I’m most of all influenced by things I see in the real world, things that happen in real life – mine or others around the world. I read the newspapers, I watch the news. I’m curious of people and situations around me. When I lived in New York, I would love to sit on the subway and imagine the stories of all the people who shared the little space of the subway car with me. I talk with people. I talk with people I like, but also people I don’t like, because they tend to expand my thoughts to unknown places. And I talk to strangers. Like, just now, while transiting at Heathrow airport in London, I ended up talking with an older woman and had dinner with her. I learned about her life, her family, and her challenges. Characters grow out of all the people I meet. Not directly, but small pieces from this and that person joined together to form characters at a later stage when I’m developing new stories.

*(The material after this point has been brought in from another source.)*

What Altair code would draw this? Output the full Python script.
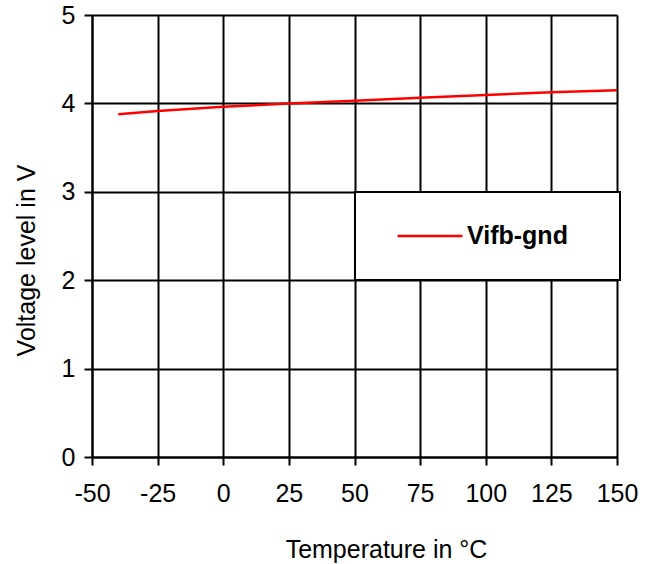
import altair as alt
import pandas as pd

temps = [-40, -25, 0, 25, 50, 75, 100, 125, 150]
volts = [3.877, 3.914, 3.963, 3.998, 4.030, 4.064, 4.095, 4.125, 4.150]
series = "Vifb-gnd"
x_ticks = [-50, -25, 0, 25, 50, 75, 100, 125, 150]
y_ticks = [0, 1, 2, 3, 4, 5]

df = pd.DataFrame({"T": temps, "V": volts, "s": [series] * len(temps)})

FONT = "Liberation Sans"

line = alt.Chart(df).mark_line(strokeWidth=2.5, clip=True).encode(
    x=alt.X("T:Q",
            scale=alt.Scale(domain=[-50, 150], nice=False, zero=False),
            axis=alt.Axis(values=x_ticks, title="Temperature in °C",
                          labelExpr="replace(datum.label, '\u2212', '-')",
                          labelPadding=16, titleX=294, titleY=100,
                          titleBaseline="alphabetic", titleAlign="center",
                          titleAnchor="middle")),
    y=alt.Y("V:Q",
            scale=alt.Scale(domain=[0, 5], nice=False),
            axis=alt.Axis(values=y_ticks, title="Voltage level in V",
                          labelPadding=9, titleX=-58, titleY=245,
                          titleBaseline="alphabetic", titleAlign="center",
                          titleAnchor="middle", titleAngle=-90)),
    color=alt.Color("s:N",
                    scale=alt.Scale(domain=[series], range=["#ff0000"]),
                    legend=alt.Legend(orient="none", legendX=263, legendY=177,
                                      title=".", titleOrient="right",
                                      titleOpacity=0, titleFontSize=10,
                                      titlePadding=18,
                                      fillColor="white",
                                      strokeColor="black", padding=31,
                                      symbolType="stroke", symbolSize=4225,
                                      symbolStrokeWidth=2.5, symbolOffset=10,
                                      labelOffset=3, labelFontSize=25,
                                      labelFontWeight="bold", labelFont=FONT,
                                      labelColor="black", clipHeight=26)),
)

chart = line.properties(
    width=525, height=442,
    autosize=alt.AutoSizeParams(type="none"),
    padding={"left": 92, "top": 15, "right": 39, "bottom": 107},
    background="white",
).configure_view(stroke=None).configure_axis(
    grid=True, gridColor="black", gridWidth=2, gridOpacity=1,
    domainColor="black", domainWidth=2,
    tickColor="black", tickWidth=2, tickSize=8,
    labelFont=FONT, labelFontSize=25, labelColor="black",
    titleFont=FONT, titleFontSize=25, titleColor="black",
    titleFontWeight="normal", labelFlush=False, labelOverlap=False,
).configure_legend(strokeWidth=2)

chart.save("out.html", embed_options={"renderer": "svg", "actions": False})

But there are of course filmmakers that I love as well. Susanne Bier is one of my favorite directors. Someone who can do any genre and who always finds the interesting angle on the material and the characters. I also treasure the work of Taika Waikiki, for example. What he did with Jo Jo Rabbit was genius. I love his playful, serious, yet unpretentious way of telling stories. And Paul Thomas Anderson is incredible – his characters and authenticity, and lightness, I love. And, for this movie, Thelma & Louise was a great inspiration. A movie about sexual assault that managed to not be an “issue” movie. Most people remember the movie as a joyful road adventure. As I mentioned earlier, Sally’s truck in Paradise Highway is the exact same color as the Thunderbird in Thelma & Louise.
Favorite movies from the past decade?
That list varies from day to day, but Jo Rabbit and Promising Young Woman always stay on the list and Licorice Pizza. Some others are Ex Machina, La La Land, Her, and Spiderman: Into the Spiderverse, because it was just so fresh, and I love a good movie I can watch with my kids. Very different movies, but it’s not about genre for me, but how they’re doing something special, something I haven’t seen before.
Which themes and subject matters interest you as a filmmaker?
The connection between people. So that’s what I find in the stories I do. Paradise Highway is a film about the power of human connection; the damage that can be done when young girls are disconnected from the rest of society, and the goodness that can prevail when it is rekindled. At the same time, it is about human trafficking. Human trafficking is one of the symptoms of a society where we are disconnected.
Mostly I’m attracted to characters, environments, and stories that I haven’t seen before – or at least not in that exact way.
Do you have any upcoming projects you'd like to share with us?
I’m in talks with a couple of projects. and it looks likely that the next thing I direct will be written by someone else, something I am very excited about, but which I can’t share details about quite yet. I also have a couple of projects I’m developing on my own, one about a very cool and charming mother of five who saved several hundred prisoners during the Second World War – a story that will live somewhere between Fleabag and Jo Jo Rabbit. And the other is a project about the world-renowned artist Edvard Munch (read: the painter of one of the world’s most famous paintings: “The Scream”. You know it. There is an emoji made of it). It won’t be your traditional bio-pic, but a movie that lives between Loving Vincent and I’m Not There. Live action and animation, crossing the fame and fortune of Edvard Munch across three time periods and three continents. It’s a project I’m very excited about, but that still needs some love at the script stage before it can meet the world. I’m working on it with writing partner Kjersti Wøien Håland.